New health secretary Andy Burnham has said that despite the NHS’ coming financial problems, he still wants to see a health service fit for the digital age.

Speaking at the NHS Confederation conference in Liverpool this morning, Burnham insisted that the NHS still had space to focus on reshaping its services focus on quality and prevention.

The conference opened yesterday with a warning that although the NHS’ current spending is protected until 2010-11, it could see real term cuts of 15 billion in the following five years.

Burnham said this morning that while the NHS was not immune to from what was happening in the wider economy, Labour had a good record on public sector funding and that the prime minister was committed to the health service.

He also attacked the Conservatives, who yesterday promised real term growth for the NHS, while indicating they would cut other departmental budgets.

However, he said health service managers would need to respond to a tighter financial environment, saying this does not mean they should “go back to the bad old days of longer waiting lists and cost cutting.”

He said, repeatedly, that quality did not have to cost more, citing the savings that could be made from reducing errors and healthcare associated infections.

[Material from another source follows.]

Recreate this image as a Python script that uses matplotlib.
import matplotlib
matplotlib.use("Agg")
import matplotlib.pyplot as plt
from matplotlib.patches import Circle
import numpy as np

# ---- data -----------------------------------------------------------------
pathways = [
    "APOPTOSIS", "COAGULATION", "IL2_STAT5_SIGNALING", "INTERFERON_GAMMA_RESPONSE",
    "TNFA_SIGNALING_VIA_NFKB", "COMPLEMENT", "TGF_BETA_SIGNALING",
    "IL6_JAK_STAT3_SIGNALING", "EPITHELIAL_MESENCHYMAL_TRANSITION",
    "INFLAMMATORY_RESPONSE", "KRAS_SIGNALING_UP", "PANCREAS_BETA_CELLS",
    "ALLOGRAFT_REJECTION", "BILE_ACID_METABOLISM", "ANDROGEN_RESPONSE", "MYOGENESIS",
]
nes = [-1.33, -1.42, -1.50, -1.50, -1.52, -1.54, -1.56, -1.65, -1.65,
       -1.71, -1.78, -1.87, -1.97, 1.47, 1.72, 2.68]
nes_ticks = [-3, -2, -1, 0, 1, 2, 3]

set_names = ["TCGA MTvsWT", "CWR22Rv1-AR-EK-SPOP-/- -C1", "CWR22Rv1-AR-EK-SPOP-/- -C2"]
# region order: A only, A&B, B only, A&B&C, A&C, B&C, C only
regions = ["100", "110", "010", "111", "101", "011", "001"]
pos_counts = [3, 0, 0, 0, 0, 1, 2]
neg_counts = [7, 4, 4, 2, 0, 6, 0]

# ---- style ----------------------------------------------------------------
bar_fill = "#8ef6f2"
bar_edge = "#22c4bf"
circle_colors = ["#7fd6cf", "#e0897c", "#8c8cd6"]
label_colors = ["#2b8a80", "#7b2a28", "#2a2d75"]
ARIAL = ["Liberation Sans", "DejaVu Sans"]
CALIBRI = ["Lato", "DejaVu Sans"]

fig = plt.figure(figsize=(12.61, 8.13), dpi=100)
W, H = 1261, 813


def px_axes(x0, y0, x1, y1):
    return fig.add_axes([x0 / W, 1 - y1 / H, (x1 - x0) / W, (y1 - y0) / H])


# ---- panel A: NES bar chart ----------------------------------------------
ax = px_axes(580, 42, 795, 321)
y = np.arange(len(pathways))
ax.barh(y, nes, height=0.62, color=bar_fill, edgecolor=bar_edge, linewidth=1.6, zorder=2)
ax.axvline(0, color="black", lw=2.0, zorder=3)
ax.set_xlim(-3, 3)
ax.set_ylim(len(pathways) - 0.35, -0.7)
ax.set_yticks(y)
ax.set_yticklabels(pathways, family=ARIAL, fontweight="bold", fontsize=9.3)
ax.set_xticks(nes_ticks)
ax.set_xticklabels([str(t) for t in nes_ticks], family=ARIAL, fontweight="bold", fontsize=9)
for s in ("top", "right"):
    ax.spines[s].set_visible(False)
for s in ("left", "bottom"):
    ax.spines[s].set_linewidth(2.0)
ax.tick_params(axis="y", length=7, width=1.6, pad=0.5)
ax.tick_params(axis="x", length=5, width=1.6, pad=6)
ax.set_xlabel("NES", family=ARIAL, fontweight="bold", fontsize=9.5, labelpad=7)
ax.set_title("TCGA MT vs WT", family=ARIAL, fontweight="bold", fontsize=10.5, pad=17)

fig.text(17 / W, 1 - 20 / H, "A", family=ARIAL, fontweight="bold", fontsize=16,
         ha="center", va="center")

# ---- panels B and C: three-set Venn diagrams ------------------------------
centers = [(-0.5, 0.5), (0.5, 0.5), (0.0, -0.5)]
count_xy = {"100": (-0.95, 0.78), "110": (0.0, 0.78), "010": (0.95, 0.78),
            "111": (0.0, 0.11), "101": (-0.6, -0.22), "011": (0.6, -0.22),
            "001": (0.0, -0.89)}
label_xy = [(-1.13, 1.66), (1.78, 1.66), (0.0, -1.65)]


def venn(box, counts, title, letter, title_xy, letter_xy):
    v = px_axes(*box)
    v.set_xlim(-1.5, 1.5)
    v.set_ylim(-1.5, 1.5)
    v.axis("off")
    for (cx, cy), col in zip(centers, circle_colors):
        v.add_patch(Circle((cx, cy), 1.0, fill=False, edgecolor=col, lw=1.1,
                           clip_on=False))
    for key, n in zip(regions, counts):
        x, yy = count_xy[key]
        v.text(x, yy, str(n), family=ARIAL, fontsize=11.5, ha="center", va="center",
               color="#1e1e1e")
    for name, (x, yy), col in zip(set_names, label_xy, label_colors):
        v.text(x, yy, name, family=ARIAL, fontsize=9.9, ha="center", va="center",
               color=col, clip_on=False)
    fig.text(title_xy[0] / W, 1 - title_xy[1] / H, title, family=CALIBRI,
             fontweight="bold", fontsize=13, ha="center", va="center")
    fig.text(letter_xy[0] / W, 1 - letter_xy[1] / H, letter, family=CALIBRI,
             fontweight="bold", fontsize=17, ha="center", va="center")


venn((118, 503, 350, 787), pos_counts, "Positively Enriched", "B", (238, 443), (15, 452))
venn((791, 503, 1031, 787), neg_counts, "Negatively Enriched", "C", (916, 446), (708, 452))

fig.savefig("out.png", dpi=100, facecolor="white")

Burnham, who was a junior minister under health secretary Patricia Hewitt, also advocated her agenda of “care closer to home” and prevention.

His message about the NHS needing to change now to prepare for 2010-11 echoed that given to the conference yesterday by NHS chief executive David Nicholson.

Yesterday he told the conference: “Let’s not kid ourselves that it’s not going to get extraordinarily tough. But I don’t want to see us running around trying to sort out the problem when the money dries up. The worst thing would be to hide in our bunkers and stop driving reform.”